WHAT THIS TASK INVOLVES: Give back the lines exactly, from the first one to the line with "const yTitleWord2 = 'ليتم';", both ends included.

RECORDED INFORMATION:
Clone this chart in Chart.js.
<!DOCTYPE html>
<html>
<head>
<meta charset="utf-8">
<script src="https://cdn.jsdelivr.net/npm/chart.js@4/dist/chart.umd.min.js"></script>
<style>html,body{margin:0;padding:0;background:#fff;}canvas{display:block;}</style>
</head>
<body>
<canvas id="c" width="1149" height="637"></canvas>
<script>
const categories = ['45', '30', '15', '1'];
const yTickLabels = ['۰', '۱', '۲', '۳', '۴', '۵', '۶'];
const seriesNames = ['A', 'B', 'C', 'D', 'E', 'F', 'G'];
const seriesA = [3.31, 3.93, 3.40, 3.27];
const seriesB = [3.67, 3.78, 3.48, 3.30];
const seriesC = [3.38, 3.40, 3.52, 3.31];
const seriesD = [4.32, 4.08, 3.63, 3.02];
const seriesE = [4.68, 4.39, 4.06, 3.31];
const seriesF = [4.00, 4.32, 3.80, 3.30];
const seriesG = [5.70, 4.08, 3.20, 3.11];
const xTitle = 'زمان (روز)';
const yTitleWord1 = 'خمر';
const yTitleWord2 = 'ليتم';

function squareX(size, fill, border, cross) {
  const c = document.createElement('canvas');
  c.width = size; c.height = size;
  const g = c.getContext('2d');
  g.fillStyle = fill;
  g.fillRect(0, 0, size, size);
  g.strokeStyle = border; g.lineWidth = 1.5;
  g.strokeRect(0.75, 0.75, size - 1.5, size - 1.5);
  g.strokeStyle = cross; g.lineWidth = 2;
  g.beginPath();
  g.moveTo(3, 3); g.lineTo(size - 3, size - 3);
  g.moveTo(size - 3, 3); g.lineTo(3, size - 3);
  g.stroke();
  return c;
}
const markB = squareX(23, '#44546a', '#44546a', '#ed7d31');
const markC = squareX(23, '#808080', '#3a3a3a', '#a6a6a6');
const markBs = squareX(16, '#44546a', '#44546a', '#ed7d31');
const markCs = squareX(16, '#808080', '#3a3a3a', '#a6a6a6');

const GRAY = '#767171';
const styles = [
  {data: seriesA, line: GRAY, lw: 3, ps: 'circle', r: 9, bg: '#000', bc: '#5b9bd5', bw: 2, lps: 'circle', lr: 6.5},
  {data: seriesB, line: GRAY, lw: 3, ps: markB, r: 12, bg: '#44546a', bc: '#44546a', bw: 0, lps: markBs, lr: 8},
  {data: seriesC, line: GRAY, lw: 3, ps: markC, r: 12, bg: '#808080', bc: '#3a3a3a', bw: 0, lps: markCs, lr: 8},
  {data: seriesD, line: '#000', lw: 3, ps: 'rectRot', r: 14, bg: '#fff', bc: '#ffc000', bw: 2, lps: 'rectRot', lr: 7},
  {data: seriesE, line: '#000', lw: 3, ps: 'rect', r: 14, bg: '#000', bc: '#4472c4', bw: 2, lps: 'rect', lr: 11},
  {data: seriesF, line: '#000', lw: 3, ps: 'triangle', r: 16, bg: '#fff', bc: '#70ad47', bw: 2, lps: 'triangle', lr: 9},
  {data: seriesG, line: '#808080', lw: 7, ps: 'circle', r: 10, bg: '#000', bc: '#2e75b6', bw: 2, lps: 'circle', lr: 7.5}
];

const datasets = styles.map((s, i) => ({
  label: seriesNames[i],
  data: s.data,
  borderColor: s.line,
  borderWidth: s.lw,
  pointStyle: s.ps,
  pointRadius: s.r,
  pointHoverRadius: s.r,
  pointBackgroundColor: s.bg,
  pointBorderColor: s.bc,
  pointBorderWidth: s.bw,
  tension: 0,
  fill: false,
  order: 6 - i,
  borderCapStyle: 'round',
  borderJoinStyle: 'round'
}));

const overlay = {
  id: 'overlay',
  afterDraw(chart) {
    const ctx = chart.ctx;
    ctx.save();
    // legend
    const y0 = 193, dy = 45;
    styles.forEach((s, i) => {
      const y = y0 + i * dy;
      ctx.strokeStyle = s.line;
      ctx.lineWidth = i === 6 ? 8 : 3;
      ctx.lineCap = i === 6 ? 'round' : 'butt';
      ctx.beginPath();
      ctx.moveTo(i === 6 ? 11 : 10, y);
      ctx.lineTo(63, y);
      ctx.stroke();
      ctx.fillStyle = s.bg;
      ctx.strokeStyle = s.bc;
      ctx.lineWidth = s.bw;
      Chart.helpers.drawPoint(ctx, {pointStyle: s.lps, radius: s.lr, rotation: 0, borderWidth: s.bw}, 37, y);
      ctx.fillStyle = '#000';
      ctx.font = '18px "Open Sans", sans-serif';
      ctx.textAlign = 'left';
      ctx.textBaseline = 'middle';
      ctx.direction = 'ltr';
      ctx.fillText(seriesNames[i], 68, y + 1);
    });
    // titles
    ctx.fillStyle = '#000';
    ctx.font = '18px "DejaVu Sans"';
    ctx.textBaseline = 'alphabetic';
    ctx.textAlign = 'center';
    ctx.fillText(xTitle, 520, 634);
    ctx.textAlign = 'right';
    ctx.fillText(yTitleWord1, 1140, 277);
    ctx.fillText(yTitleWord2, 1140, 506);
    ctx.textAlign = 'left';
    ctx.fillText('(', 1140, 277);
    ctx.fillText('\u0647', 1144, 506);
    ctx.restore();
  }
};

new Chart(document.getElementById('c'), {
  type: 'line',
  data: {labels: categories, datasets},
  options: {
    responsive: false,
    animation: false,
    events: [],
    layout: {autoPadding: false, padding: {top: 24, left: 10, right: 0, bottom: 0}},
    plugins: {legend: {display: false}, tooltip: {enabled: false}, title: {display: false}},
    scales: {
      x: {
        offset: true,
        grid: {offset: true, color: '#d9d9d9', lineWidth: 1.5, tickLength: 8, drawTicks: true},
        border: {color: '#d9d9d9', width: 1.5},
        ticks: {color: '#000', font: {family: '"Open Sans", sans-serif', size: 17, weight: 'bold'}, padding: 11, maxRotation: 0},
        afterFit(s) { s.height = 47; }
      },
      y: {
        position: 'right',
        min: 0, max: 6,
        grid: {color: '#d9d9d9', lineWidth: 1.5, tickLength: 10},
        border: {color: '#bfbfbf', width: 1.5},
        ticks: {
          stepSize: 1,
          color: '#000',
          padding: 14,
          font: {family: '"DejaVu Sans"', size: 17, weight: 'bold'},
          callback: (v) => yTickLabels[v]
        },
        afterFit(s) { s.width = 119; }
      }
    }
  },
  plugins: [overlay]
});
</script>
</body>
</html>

ANSWER:
Clone this chart in Chart.js.
<!DOCTYPE html>
<html>
<head>
<meta charset="utf-8">
<script src="https://cdn.jsdelivr.net/npm/chart.js@4/dist/chart.umd.min.js"></script>
<style>html,body{margin:0;padding:0;background:#fff;}canvas{display:block;}</style>
</head>
<body>
<canvas id="c" width="1149" height="637"></canvas>
<script>
const categories = ['45', '30', '15', '1'];
const yTickLabels = ['۰', '۱', '۲', '۳', '۴', '۵', '۶'];
const seriesNames = ['A', 'B', 'C', 'D', 'E', 'F', 'G'];
const seriesA = [3.31, 3.93, 3.40, 3.27];
const seriesB = [3.67, 3.78, 3.48, 3.30];
const seriesC = [3.38, 3.40, 3.52, 3.31];
const seriesD = [4.32, 4.08, 3.63, 3.02];
const seriesE = [4.68, 4.39, 4.06, 3.31];
const seriesF = [4.00, 4.32, 3.80, 3.30];
const seriesG = [5.70, 4.08, 3.20, 3.11];
const xTitle = 'زمان (روز)';
const yTitleWord1 = 'خمر';
const yTitleWord2 = 'ليتم';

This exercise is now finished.